■ Dataset content ■
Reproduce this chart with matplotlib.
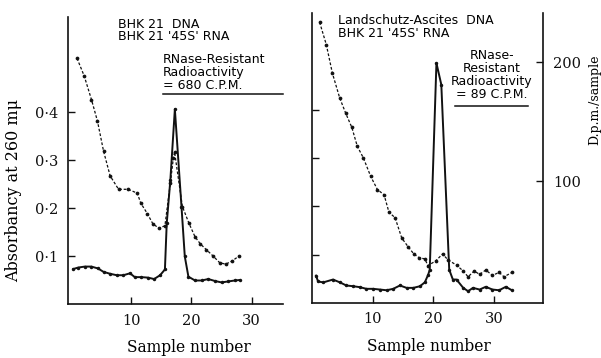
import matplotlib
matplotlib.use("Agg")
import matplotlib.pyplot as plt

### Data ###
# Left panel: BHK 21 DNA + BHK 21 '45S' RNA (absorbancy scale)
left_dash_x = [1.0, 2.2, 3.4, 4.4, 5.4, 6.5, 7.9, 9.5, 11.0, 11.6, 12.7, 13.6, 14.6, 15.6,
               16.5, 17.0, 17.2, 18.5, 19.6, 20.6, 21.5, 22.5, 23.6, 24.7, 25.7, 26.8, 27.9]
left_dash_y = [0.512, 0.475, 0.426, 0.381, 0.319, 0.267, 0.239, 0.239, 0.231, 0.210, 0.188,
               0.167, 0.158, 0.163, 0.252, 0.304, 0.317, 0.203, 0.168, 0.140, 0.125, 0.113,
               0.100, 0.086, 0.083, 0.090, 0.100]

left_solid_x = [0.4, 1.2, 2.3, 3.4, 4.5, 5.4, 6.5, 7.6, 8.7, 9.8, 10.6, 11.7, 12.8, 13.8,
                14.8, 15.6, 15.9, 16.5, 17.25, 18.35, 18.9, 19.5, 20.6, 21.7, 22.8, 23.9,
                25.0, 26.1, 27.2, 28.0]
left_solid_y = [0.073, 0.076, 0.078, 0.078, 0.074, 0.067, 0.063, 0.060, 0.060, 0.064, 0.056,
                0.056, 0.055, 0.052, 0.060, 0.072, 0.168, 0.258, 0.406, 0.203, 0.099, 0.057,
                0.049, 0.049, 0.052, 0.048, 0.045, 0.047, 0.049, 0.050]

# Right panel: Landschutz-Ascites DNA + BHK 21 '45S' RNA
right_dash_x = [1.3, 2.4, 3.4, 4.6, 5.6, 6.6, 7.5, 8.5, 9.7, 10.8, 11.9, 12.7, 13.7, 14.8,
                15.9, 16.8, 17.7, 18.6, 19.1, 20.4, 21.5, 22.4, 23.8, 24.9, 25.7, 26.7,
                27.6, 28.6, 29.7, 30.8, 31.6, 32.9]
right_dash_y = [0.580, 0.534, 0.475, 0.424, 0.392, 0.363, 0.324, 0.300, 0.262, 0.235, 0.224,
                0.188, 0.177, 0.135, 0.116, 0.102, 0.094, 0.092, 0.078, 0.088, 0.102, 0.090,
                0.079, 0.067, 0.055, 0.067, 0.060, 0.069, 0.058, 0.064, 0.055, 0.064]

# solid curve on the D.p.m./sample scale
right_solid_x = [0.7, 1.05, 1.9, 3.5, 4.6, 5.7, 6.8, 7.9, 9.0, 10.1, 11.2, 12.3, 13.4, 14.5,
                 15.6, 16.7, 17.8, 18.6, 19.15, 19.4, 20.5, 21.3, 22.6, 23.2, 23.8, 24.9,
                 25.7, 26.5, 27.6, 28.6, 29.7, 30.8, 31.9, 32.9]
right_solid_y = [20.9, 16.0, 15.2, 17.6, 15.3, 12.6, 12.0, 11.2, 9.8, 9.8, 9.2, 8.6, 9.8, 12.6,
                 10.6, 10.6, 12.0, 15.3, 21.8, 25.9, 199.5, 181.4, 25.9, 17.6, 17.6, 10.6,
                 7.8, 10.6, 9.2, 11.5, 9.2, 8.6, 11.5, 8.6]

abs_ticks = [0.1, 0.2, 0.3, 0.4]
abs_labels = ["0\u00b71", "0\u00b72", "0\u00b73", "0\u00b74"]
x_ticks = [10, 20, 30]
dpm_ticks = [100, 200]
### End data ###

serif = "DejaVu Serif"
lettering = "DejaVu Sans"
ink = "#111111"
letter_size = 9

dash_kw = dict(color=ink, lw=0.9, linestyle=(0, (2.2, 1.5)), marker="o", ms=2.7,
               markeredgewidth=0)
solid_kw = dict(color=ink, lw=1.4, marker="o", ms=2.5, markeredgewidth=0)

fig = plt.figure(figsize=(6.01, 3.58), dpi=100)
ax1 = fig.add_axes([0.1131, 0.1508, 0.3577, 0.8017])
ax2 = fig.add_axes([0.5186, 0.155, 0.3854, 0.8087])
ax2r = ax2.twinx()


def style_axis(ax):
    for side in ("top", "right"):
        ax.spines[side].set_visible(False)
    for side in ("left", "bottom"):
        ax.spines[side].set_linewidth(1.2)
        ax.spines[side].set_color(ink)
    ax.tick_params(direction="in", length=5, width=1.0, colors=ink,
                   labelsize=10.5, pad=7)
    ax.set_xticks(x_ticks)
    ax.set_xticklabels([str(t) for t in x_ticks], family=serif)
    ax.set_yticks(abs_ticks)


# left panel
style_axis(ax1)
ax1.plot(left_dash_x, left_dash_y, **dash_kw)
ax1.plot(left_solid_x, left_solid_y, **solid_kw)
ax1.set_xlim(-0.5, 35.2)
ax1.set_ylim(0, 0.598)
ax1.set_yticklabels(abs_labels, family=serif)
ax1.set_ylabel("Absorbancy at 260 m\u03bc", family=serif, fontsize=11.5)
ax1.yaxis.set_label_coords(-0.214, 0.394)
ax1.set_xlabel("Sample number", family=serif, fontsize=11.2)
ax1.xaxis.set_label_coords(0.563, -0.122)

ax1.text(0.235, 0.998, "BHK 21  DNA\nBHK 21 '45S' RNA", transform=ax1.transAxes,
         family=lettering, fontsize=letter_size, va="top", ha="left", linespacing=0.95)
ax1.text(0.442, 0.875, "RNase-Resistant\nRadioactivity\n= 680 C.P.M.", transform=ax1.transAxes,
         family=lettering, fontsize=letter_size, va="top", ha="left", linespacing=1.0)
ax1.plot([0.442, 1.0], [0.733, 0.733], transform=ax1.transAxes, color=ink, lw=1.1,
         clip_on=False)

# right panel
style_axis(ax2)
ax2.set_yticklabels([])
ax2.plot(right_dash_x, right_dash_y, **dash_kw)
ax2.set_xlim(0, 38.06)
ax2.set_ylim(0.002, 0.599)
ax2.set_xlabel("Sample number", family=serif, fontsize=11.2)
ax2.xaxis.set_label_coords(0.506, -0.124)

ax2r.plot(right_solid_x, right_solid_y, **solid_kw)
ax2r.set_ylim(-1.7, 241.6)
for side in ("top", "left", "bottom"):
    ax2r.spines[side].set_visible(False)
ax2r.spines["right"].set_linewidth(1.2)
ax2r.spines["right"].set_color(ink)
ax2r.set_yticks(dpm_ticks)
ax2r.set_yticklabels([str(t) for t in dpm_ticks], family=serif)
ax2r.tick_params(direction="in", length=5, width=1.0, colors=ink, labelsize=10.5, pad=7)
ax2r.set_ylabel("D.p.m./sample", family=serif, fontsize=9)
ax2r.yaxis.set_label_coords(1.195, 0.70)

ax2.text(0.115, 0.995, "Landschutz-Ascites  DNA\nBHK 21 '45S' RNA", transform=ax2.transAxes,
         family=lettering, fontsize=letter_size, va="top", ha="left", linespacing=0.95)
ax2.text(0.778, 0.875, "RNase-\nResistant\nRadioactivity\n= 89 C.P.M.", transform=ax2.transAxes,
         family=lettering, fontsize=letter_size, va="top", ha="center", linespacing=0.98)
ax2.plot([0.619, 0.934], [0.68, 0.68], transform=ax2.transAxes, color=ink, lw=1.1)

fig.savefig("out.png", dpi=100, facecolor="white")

■ What needs to be done ■
Return exactly what appears from the opening line of the material through the line with "0.049, 0.049, 0.052, 0.048, 0.045, 0.047, 0.049, 0.050]", apart from the pictures.

■ The output ■
Reproduce this chart with matplotlib.
import matplotlib
matplotlib.use("Agg")
import matplotlib.pyplot as plt

### Data ###
# Left panel: BHK 21 DNA + BHK 21 '45S' RNA (absorbancy scale)
left_dash_x = [1.0, 2.2, 3.4, 4.4, 5.4, 6.5, 7.9, 9.5, 11.0, 11.6, 12.7, 13.6, 14.6, 15.6,
               16.5, 17.0, 17.2, 18.5, 19.6, 20.6, 21.5, 22.5, 23.6, 24.7, 25.7, 26.8, 27.9]
left_dash_y = [0.512, 0.475, 0.426, 0.381, 0.319, 0.267, 0.239, 0.239, 0.231, 0.210, 0.188,
               0.167, 0.158, 0.163, 0.252, 0.304, 0.317, 0.203, 0.168, 0.140, 0.125, 0.113,
               0.100, 0.086, 0.083, 0.090, 0.100]

left_solid_x = [0.4, 1.2, 2.3, 3.4, 4.5, 5.4, 6.5, 7.6, 8.7, 9.8, 10.6, 11.7, 12.8, 13.8,
                14.8, 15.6, 15.9, 16.5, 17.25, 18.35, 18.9, 19.5, 20.6, 21.7, 22.8, 23.9,
                25.0, 26.1, 27.2, 28.0]
left_solid_y = [0.073, 0.076, 0.078, 0.078, 0.074, 0.067, 0.063, 0.060, 0.060, 0.064, 0.056,
                0.056, 0.055, 0.052, 0.060, 0.072, 0.168, 0.258, 0.406, 0.203, 0.099, 0.057,
                0.049, 0.049, 0.052, 0.048, 0.045, 0.047, 0.049, 0.050]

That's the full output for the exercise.